Keira Knightley will next grace the multiplexes in this summer's King Arthur, a broadswords-and-breastplates epic that promises a new and demystifying but nonetheless hyperviolent take on a British folk myth so well-worn that The Hollywood Reporter has deemed its protagonist a "brand name." (There will be no industrial light and magic from Merlin this time around, since Arthurian scholar John Matthews was hired to vouchsafe the film's historical authenticity.) Produced by Jerry Bruckheimer and directed by Antoine Fuqua (veteran of Training Day and countless MTV videos), King Arthur features in the titular role Clive Owen (Croupier), with Knightley playing a Guinevere who is significantly tougher than her willowy big-screen forebears.

Since Knightley had previously made repeated pleas that her Pirates of the Caribbean character be given at least one swordfighting scene, she was more than gratified by the butchness of the Guinevere role. "I got to use swords and knives and axes and garrotes and bows and arrows," Knightley raves. "It was great! This isn't a corseted, pouty part—it's very real, very earthy." Guinevere's wardrobe consists, she says, of "a floaty dress, rags, and an interesting leather concoction which is a bit Conan the Barbarian."

Knightley prepared for King Arthur with three months of intensive physical training under Ed Chow, the man who chiseled Angelina Jolie into shape for the Tomb Raider movies, and she continued to pump herself up during the film's five-month shooting schedule in Ireland. "I've seen pictures of myself and I'm big," says Knightley. "You can see proper muscles. I kept thinking, O.K., if they've put me on steroids and I haven't found out yet ...

"It's really strange realizing how you can manipulate your body so much in a comparatively short space of time. It freaked me out because it didn't feel like me anymore—the shape was completely different. It felt like I could use the body; it felt like it was doing what it should be doing—but it also felt really unnatural. I was going, Who the fuck is that?"

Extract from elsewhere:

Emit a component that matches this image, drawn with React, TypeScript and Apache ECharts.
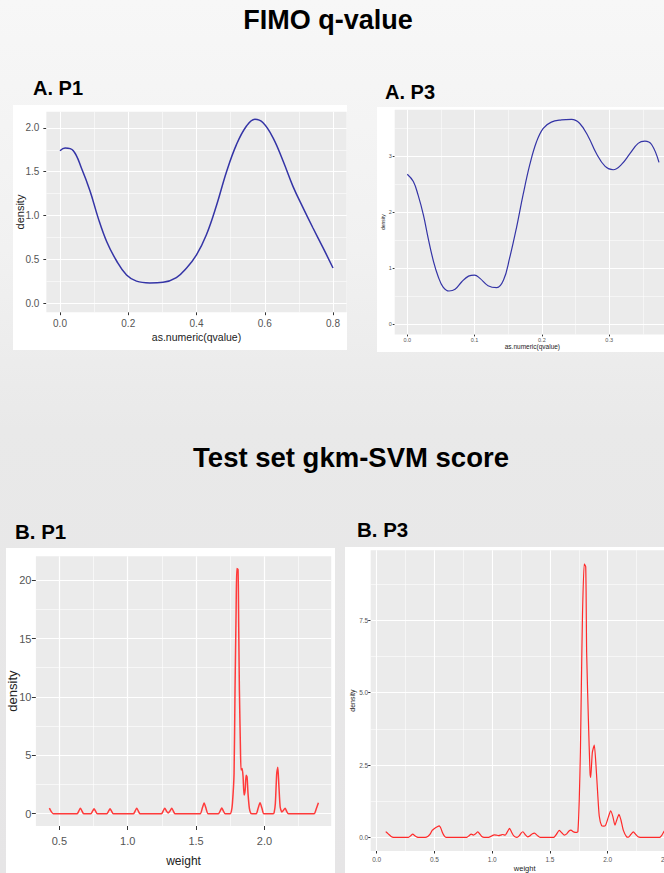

Knightley's body has now returned to a form that is, by her own harsh appraisal, someway short of industry expectation. "I think I always disappoint people. Because they always expect someone very pretty, very done. And ... " To illustrate the disappointment she wreaks, Knightley runs her hands down her non-curvaceous frame, highlighting as well a college-student outfit of faded black V-necked T-shirt and nondescript jeans, which are rolled up to accommodate black snow boots of the Ugg genus.

Sure, Knightley's dark-brown locks might not be red-carpet-ready this afternoon, and her purple nail polish may be girlishly misapplied in places. She may even chew the same little piece of gum through three successive cups of cappuccino. But let's get real here: while self-deprecation is an admirable trait, the girl is an utter knockout; she is gorgeous, a sex symbol in the making. The gushing should probably end there—we are, after all, still talking about an 18-year-old.

Or just one more gush: "That face!" exclaims Penny Rose, costume designer on both Pirates of the Caribbean and King Arthur. "People just stop and jaws open. But Keira is completely unaware of being a beauty."

Not everyone feels inhibited by the tender age that accompanies that beauty. A female production staffer who has worked with Knightley reports being overwhelmed with inquiries about the actress from sportsmen and fellow actors. As Jerry Bruckheimer reveals, "A lot of my friends say, 'Oh my God, when can we meet Keira?"' And who knows—Bruckheimer's buddies may even have a shot at buying Knightley a nonalcoholic drink, because she insists that men rarely try to pick her up. "Maybe it's because I'm too thick to realize," says Knightley, "but very few people have chatted me up. Maybe I'm just a sad person and I don't sit at enough bars. But that's O.K.— I've got time."